First, let me tell you this: “love, love your work”. I’ve been searching through your website for a few months and have learned a lot from you. You are truly an inspiration to a bread lover. All the recipes are fantastic and your blog has been a great help for my own baking endeavors. I have made this bread so many times and enjoyed it over, and over, and over. It turns out great every time! We love how apples and walnuts contribute to the texture and flavor.
I did some modification, though. Since I did not have dried apples I used fresh one Granny Smith that I chopped into small pieces (185 grams). Lower the amount of walnuts to 100 grams and instead of buckwheat flour (that I did not have) used bread flour. So it was: 450 g flour, 110 g whole rye flour. I do not have a mixer so I kneaded the dough with hands.

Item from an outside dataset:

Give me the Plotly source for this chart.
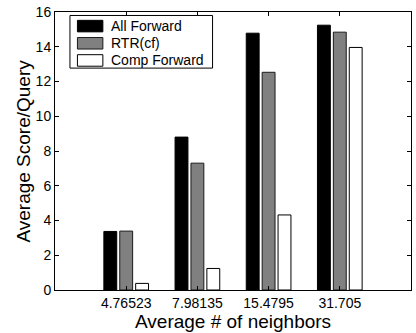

After mixing flour, starter, water and salt I used this technique by Bertinet for gluten development (http://www.gourmet.com/magazine/video/2008/03/bertinet_sweetdough). After that I incorporated chopped apple and walnuts. My baking time was shorter than yours. Those were the changes. Other than that I pretty much followed your recipes. I baked the bread in preheated cast iron pan since I still do not have a stone.
Here are the pictures of my bread.
Thanks you a ton for all this beautiful recipes and ideas. !
I made this bread, and it is amazing!! At first I was a bit worried because the amount of nuts and apples seemed too big and it was quite hard to incorporate all of them into the dough. But I really like the end result!
The only change I made was to replace some of water with the cider I used for soaking the apples (and I used dry cider).
I have been following your blog for quite a long time but it is the first time to try a recipe. Thank You!
We enjoyed every last slice of it!
Thank you for sharing.
Made this bread for Thanksgiving, it was phenomenal! I used the soaking cider in place of some of the water, The dough was indeed very sticky, but the loaves had great oven spring and were delicious. Thank you!